After a long grueling winter, a prediction about the end of the world and the recent severe thunderstorms, let’s all take a collective deep breath and finally enjoy spring!
Spring in Boston often takes a backseat to the other seasons. Summer seduces with the sea and sun. Autumn amazes and astounds with fiery colors ablaze from backyards to the Blue Hills. Winter simultaneously paralyzes and provides powdery pursuits. Spring, however, is generally more subtle and underappreciated. The joy surrounding its arrival tends to lose prominence to the flurry of final exams and graduations, or is bemoaned over potholes and between pollen-induced sneezes.

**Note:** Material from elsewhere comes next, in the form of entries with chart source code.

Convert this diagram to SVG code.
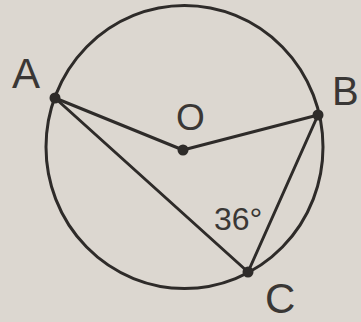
<svg xmlns="http://www.w3.org/2000/svg" width="361" height="322" viewBox="0 0 361 322">
<style>
.ln{stroke:#2e2b29;stroke-width:3;fill:none;stroke-linecap:round}
.dot{fill:#2e2b29}
.lb{font-family:"Liberation Sans",Arial,sans-serif;fill:#3a3735}
</style>
<rect width="361" height="322" fill="#dcd7d0"/>
<g id="circle"><ellipse class="ln" cx="184.5" cy="147" rx="138.5" ry="141.5"/></g>
<g id="connectors">
<line class="ln" x1="55" y1="98" x2="183" y2="150"/>
<line class="ln" x1="183" y1="150" x2="318" y2="115"/>
<line class="ln" x1="55" y1="98" x2="248" y2="272"/>
<line class="ln" x1="318" y1="115" x2="248" y2="272"/>
</g>
<g id="A"><circle class="dot" cx="55" cy="98" r="5.5"/><text class="lb" x="12" y="88" font-size="42">A</text></g>
<g id="O"><circle class="dot" cx="183" cy="150" r="5.5"/><text class="lb" x="176" y="130" font-size="37">O</text></g>
<g id="B"><circle class="dot" cx="318" cy="115" r="5.5"/><text class="lb" x="332" y="105" font-size="40">B</text></g>
<g id="C"><circle class="dot" cx="248" cy="272" r="5.5"/><text class="lb" x="265" y="313" font-size="42">C</text></g>
<g id="angle"><text class="lb" x="214" y="230" font-size="32">36°</text></g>
</svg>
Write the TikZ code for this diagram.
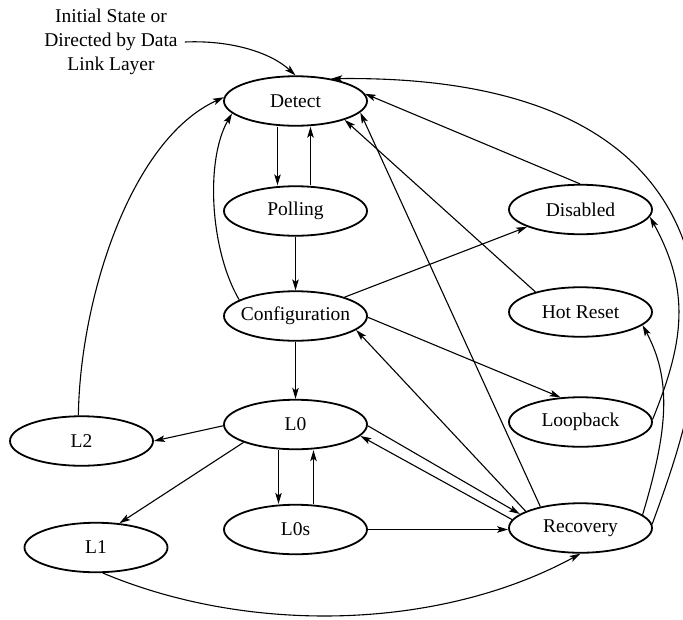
\documentclass[tikz,border=0pt]{standalone}
\usepackage{fontspec}
\setmainfont{Liberation Serif}
\usetikzlibrary{shapes.geometric,arrows.meta}
\begin{document}
\begin{tikzpicture}[x=1pt,y=-1pt,
  state/.style={ellipse,draw,line width=1.8pt,minimum width=143pt,minimum height=49.5pt,
    inner sep=0pt,font=\fontsize{19.5}{24}\selectfont},
  edge/.style={line width=1.1pt,-{Stealth[length=11pt,width=6.5pt,inset=2.5pt]}},
]
% page frame (y grows downwards)
\clip (0,0) rectangle (683,619);

% states
\node[state] (detect)   at (295.5,101)   {Detect};
\node[state] (polling)  at (295.5,211)   {Polling};
\node[state,inner xsep=-5pt] (config) at (295.5,316) {Configuration};
\node[state] (l0)       at (295.5,424.5) {L0};
\node[state] (l2)       at (81.5,441)    {L2};
\node[state] (l1)       at (96,547.5)    {L1};
\node[state] (l0s)      at (295.5,529.5) {L0s};
\node[state] (disabled) at (580.5,209.5) {Disabled};
\node[state] (hotreset) at (580.5,312)   {Hot Reset};
\node[state] (loopback) at (580.5,422)   {Loopback};
\node[state] (recovery) at (580.5,528)   {Recovery};

% entry label
\node[align=center,inner sep=0pt,font=\fontsize{19.5}{24}\selectfont] (init) at (111,41.5)
  {Initial State or\\Directed by Data\\Link Layer};
\draw[edge] ([xshift=7pt,yshift=-0.5pt]init.east) .. controls (230,40) and (270,52) .. (detect.north);

% Detect / Polling / Configuration
\draw[edge] ([xshift=-18pt]detect.south) -- ([xshift=-18pt]polling.north);
\draw[edge] ([xshift=15pt]polling.north) -- ([xshift=15pt]detect.south);
\draw[edge] (polling.south) -- (config.north);
\draw[edge] (config.164) .. controls (210,250) and (205,160) .. (detect.191);
\draw[edge] (config.south) -- (l0.north);
\draw[edge] (config.21) -- (disabled.198);
\draw[edge] (config.-1.6) -- (loopback.129);

% L0 and low power states
\draw[edge] (l0.181) -- (l2.east);
\draw[edge] (l0.199.4) -- (l1.46.7);
\draw[edge] ([xshift=-17pt]l0.south) -- ([xshift=-17pt]l0s.north);
\draw[edge] ([xshift=18pt]l0s.north) -- ([xshift=18pt]l0.south);
\draw[edge] (l2.97) .. controls (80,300) and (130,140) .. (detect.177.7);
\draw[edge] (l1.285) .. controls (250,635) and (440,630) .. (recovery.270);
\draw[edge] (l0s.east) -- (l0s.east -| recovery.west);

% L0 <-> Recovery
\draw[edge] (l0.359) -- (recovery.167);
\draw[edge] (recovery.173.7) -- (l0.350);

% back to Detect / Configuration
\draw[edge] (recovery.163) -- (config.347.8);
\draw[edge] (recovery.152) -- (detect.350.6);
\draw[edge] (hotreset.156.7) -- (detect.339);
\draw[edge] (disabled.91) -- (detect.6);
\draw[edge] (recovery.3) .. controls (672,470) and (697,400) .. (698,330)
            .. controls (699,230) and (650,75) .. (detect.32);

% right side loops
\draw[edge] (recovery.12) .. controls (668,430) and (672,380) .. (hotreset.348);
\draw[edge] (loopback.2) .. controls (685,340) and (690,290) .. (disabled.354);
\end{tikzpicture}
\end{document}
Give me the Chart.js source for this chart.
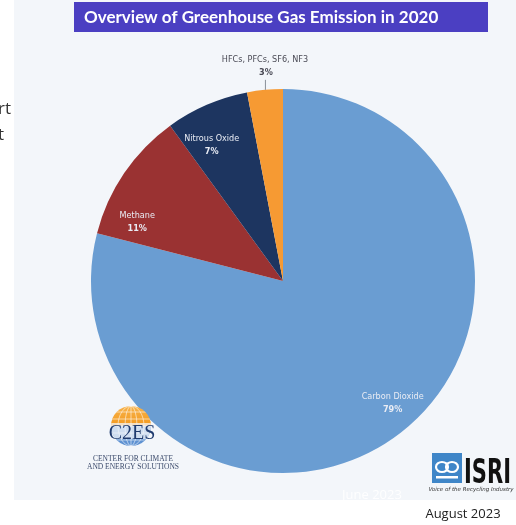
<!DOCTYPE html>
<html>
<head>
<meta charset="utf-8">
<script src="https://cdn.jsdelivr.net/npm/chart.js@4.4.1/dist/chart.umd.min.js"></script>
<style>
html,body{margin:0;padding:0;background:#fff;}
canvas{display:block;}
</style>
</head>
<body>
<canvas id="c" width="516" height="525"></canvas>
<script>
const categories = ["Carbon Dioxide", "Methane", "Nitrous Oxide", "HFCs, PFCs, SF6, NF3"];
const shares = [79, 11, 7, 3];
const sliceColors = ["#6a9dd2", "#9a3232", "#1d3560", "#f69a33"];
const chartTitle = "Overview of Greenhouse Gas Emission in 2020";
const dateLabel = "August 2023";
const fadedDate = "June 2023";

// per-label nudges (px) relative to the arc-based anchor
const labelNudge = [[12, -10], [-14, 24], [-8, 4], [0, 0]];

function fitFont(ctx, text, family, weight, width, start) {
  let s = start;
  ctx.font = weight + " " + s + "px " + family;
  while (ctx.measureText(text).width > width && s > 6) { s -= 0.25; ctx.font = weight + " " + s + "px " + family; }
  return s;
}

const decor = {
  id: "decor",
  beforeDraw(chart) {
    const ctx = chart.ctx;
    ctx.save();
    ctx.fillStyle = "#ffffff";
    ctx.fillRect(0, 0, 516, 525);
    ctx.fillStyle = "#f3f6fa";
    ctx.fillRect(14, 0, 502, 500);
    ctx.fillStyle = "#4b3fc2";
    ctx.fillRect(74, 2, 414, 30);
    ctx.fillStyle = "#ffffff";
    fitFont(ctx, chartTitle, "Lato, 'Open Sans', sans-serif", "bold", 369, 17);
    ctx.textAlign = "left";
    ctx.textBaseline = "middle";
    ctx.fillText(chartTitle, 84, 17.5);
    ctx.fillStyle = "#333333";
    ctx.font = "17px 'Open Sans', sans-serif";
    ctx.textAlign = "right";
    ctx.textBaseline = "alphabetic";
    ctx.fillText("rt", 11, 114);
    ctx.fillText("t", 4, 140);
    ctx.restore();
  },
  afterDraw(chart) {
    const ctx = chart.ctx;
    const meta = chart.getDatasetMeta(0);
    ctx.save();
    const lblFont = "'Liberation Sans Narrow', 'DejaVu Sans Condensed', 'Open Sans', sans-serif";
    meta.data.forEach((arc, i) => {
      const p = arc.getProps(["x", "y", "startAngle", "endAngle", "outerRadius"], true);
      const mid = (p.startAngle + p.endAngle) / 2;
      ctx.textAlign = "center";
      ctx.textBaseline = "middle";
      if (i < 3) {
        const rr = p.outerRadius * 0.83;
        const x = p.x + Math.cos(mid) * rr + labelNudge[i][0];
        const y = p.y + Math.sin(mid) * rr + labelNudge[i][1];
        ctx.fillStyle = "#e9ecf4";
        ctx.font = "9px " + lblFont;
        ctx.fillText(categories[i], x, y);
        ctx.font = "bold 9px " + lblFont;
        ctx.fillText(shares[i] + "%", x, y + 13);
      } else {
        const x0 = p.x + Math.cos(mid) * p.outerRadius;
        const y0 = p.y + Math.sin(mid) * p.outerRadius;
        ctx.strokeStyle = "#8a8f99";
        ctx.lineWidth = 1;
        ctx.beginPath();
        ctx.moveTo(x0 + 0.5, y0);
        ctx.lineTo(x0 + 0.5, y0 - 10);
        ctx.stroke();
        ctx.fillStyle = "#4a4a55";
        ctx.font = "9px " + lblFont;
        ctx.fillText(categories[i], x0, y0 - 30);
        ctx.font = "bold 9px " + lblFont;
        ctx.fillText(shares[i] + "%", x0 + 1, y0 - 17);
      }
    });

    // C2ES logo
    const gx = 131, gy = 426, gr = 20;
    ctx.save();
    ctx.beginPath(); ctx.arc(gx, gy, gr, Math.PI, 2 * Math.PI); ctx.closePath();
    const og = ctx.createLinearGradient(0, gy - gr, 0, gy);
    og.addColorStop(0, "#f7b24a"); og.addColorStop(1, "#f39a1f");
    ctx.fillStyle = og; ctx.fill();
    ctx.beginPath(); ctx.arc(gx, gy, gr, 0, Math.PI); ctx.closePath();
    ctx.fillStyle = "#5f92d2"; ctx.fill();
    ctx.beginPath(); ctx.arc(gx, gy, gr, 0, 2 * Math.PI); ctx.clip();
    ctx.strokeStyle = "rgba(255,255,255,0.7)"; ctx.lineWidth = 0.8;
    for (let k = -2; k <= 2; k++) {
      ctx.beginPath(); ctx.moveTo(gx - gr, gy + k * 7); ctx.lineTo(gx + gr, gy + k * 7); ctx.stroke();
    }
    [6, 13].forEach(w => { ctx.beginPath(); ctx.ellipse(gx, gy, w, gr, 0, 0, 2 * Math.PI); ctx.stroke(); });
    ctx.beginPath(); ctx.moveTo(gx, gy - gr); ctx.lineTo(gx, gy + gr); ctx.stroke();
    ctx.fillStyle = "rgba(243,246,250,0.75)";
    ctx.fillRect(gx - 21, 423, 42, 16);
    ctx.restore();
    ctx.fillStyle = "#1f3b6f";
    ctx.font = "20px 'Liberation Serif', 'DejaVu Serif', serif";
    ctx.textAlign = "center"; ctx.textBaseline = "alphabetic";
    ctx.fillText("C2ES", gx + 1, 439);
    ctx.fillStyle = "#3b4a6b";
    ctx.font = "7.5px 'Liberation Serif', 'DejaVu Serif', serif";
    ctx.fillText("CENTER FOR CLIMATE", 133, 461);
    ctx.fillText("AND ENERGY SOLUTIONS", 133, 469);

    ctx.fillStyle = "rgba(255,255,255,0.9)";
    ctx.font = "13px 'Open Sans', sans-serif";
    ctx.textAlign = "center"; ctx.textBaseline = "middle";
    ctx.fillText(fadedDate, 372, 495);

    // ISRI logo
    ctx.fillStyle = "#3f86c8";
    ctx.fillRect(432, 453, 30, 30);
    ctx.strokeStyle = "#ffffff"; ctx.lineWidth = 2.2;
    ctx.beginPath(); ctx.ellipse(442, 467, 6, 5, 0, 0, 2 * Math.PI); ctx.stroke();
    ctx.beginPath(); ctx.ellipse(452, 467, 6, 5, 0, 0, 2 * Math.PI); ctx.stroke();
    ctx.fillStyle = "#ffffff";
    ctx.fillRect(436, 476, 22, 2.5);
    ctx.fillStyle = "#111111";
    ctx.save();
    ctx.font = "bold 34px 'Liberation Sans Narrow', 'DejaVu Sans Condensed', sans-serif";
    ctx.textAlign = "left"; ctx.textBaseline = "alphabetic";
    const w = ctx.measureText("ISRI").width;
    ctx.translate(464, 483);
    ctx.scale(47 / w, 1);
    ctx.fillText("ISRI", 0, 0);
    ctx.restore();
    ctx.fillStyle = "#333";
    ctx.font = "italic 5.5px 'Liberation Sans Narrow', 'DejaVu Sans', sans-serif";
    ctx.textAlign = "center"; ctx.textBaseline = "middle";
    ctx.fillText("Voice of the Recycling Industry", 471, 490);

    ctx.fillStyle = "#222222";
    ctx.font = "13px 'Open Sans', sans-serif";
    ctx.textAlign = "center"; ctx.textBaseline = "alphabetic";
    ctx.fillText(dateLabel, 463, 518);
    ctx.restore();
  }
};

new Chart(document.getElementById("c"), {
  type: "pie",
  data: {
    labels: categories,
    datasets: [{
      data: shares,
      backgroundColor: sliceColors,
      borderWidth: 0,
      hoverOffset: 0
    }]
  },
  options: {
    responsive: false,
    animation: false,
    devicePixelRatio: 1,
    layout: { padding: { left: 91, right: 41, top: 89, bottom: 52 } },
    plugins: {
      legend: { display: false },
      tooltip: { enabled: false },
      title: { display: false }
    }
  },
  plugins: [decor]
});
</script>
</body>
</html>
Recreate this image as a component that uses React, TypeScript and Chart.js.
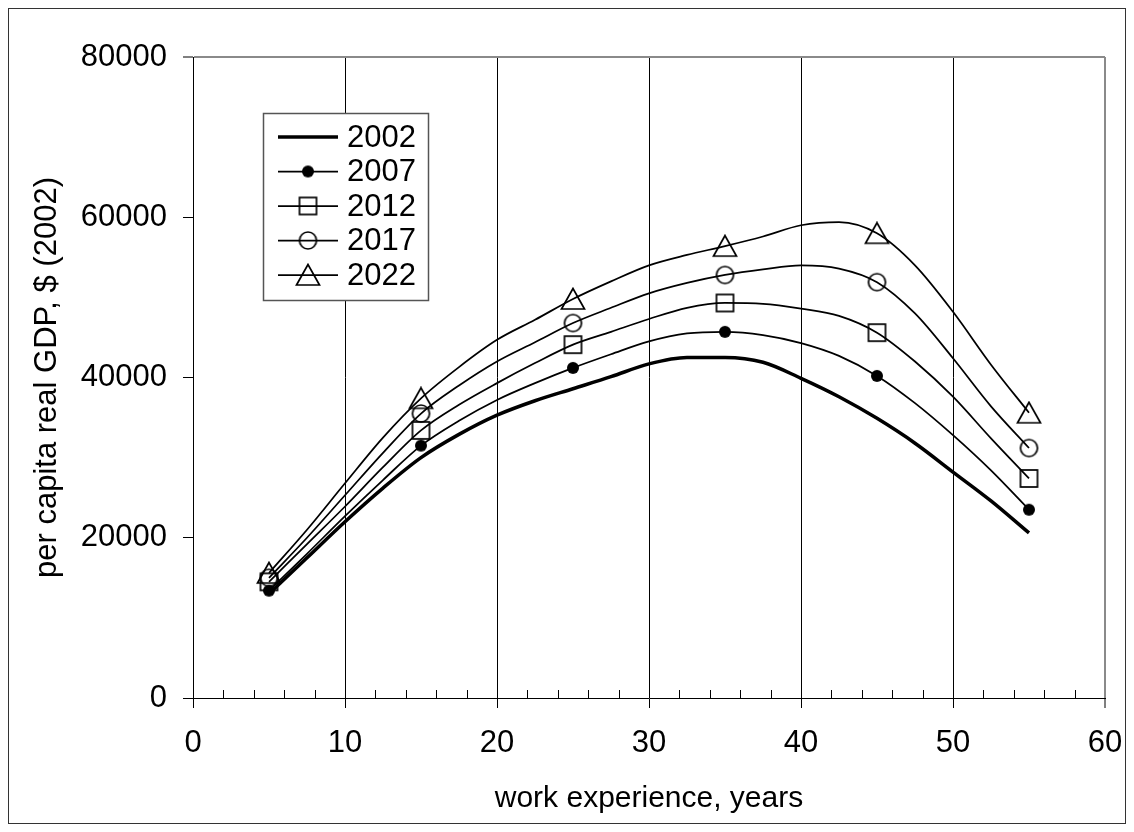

Nonetheless, we, the fortunate and privileged who live, work and play in Roxbury, have so much to look forward to every spring. Being situated at the crossroads of the city gives us unparalleled access to every corner of Boston by foot or along numerous new bike routes under baby blue skies and through crisp air. As we move about, our brownstones, single-family homes and former mansions vie for our attention and affection with their Colonial, Victorian, Greek revival, Italianate and modern appeals now released from their previous icy confines. Best of all, Mother Nature imbues every section of Roxbury — from windowsills on Mass. Ave. to the forest in Franklin Park — with the soft colors of flower petals and the intricate and ephemeral patterns produced by the shadows of tree leaves.
Like the other seasons, spring offers numerous opportunities for enjoyment and exploration. Begin by joining Discover Roxbury on two garden tours: the Highland Park Garden Walk and the Roxbury in Bloom trolley tour. Meet the greenest thumbs in the neighborhood, learn their secrets for success and explore backyards sheltering honeybees, flowering trees and a hidden waterfall. Cycling enthusiasts will find the annual Eliot Square to Franklin Park bike tour more their speed. Led jointly by the Franklin Park Coalition and Discover Roxbury, the tour chronicles Roxbury’s 380-plus years of history along tree-lined roads and past homes once occupied by some of Roxbury and America’s most famous residents.
If you prefer having spring served to you instead, opt for the Berries in the ‘Bury afternoon tea, a new spring tradition at the Shirley-Eustis House. Guests are invited to dress smartly (with ladies in hats) for a guided tour of the grounds, carriage house, and mansion. Upon completion of the tour, chef Nadine Nelson will use seasonal berries and herbs to create a light meal that delights the senses, providing a taste of spring both literally and figuratively.
With so much richness around Roxbury, let’s get out and soak up the sights, sounds and sensations of spring. The great urban outdoors are calling!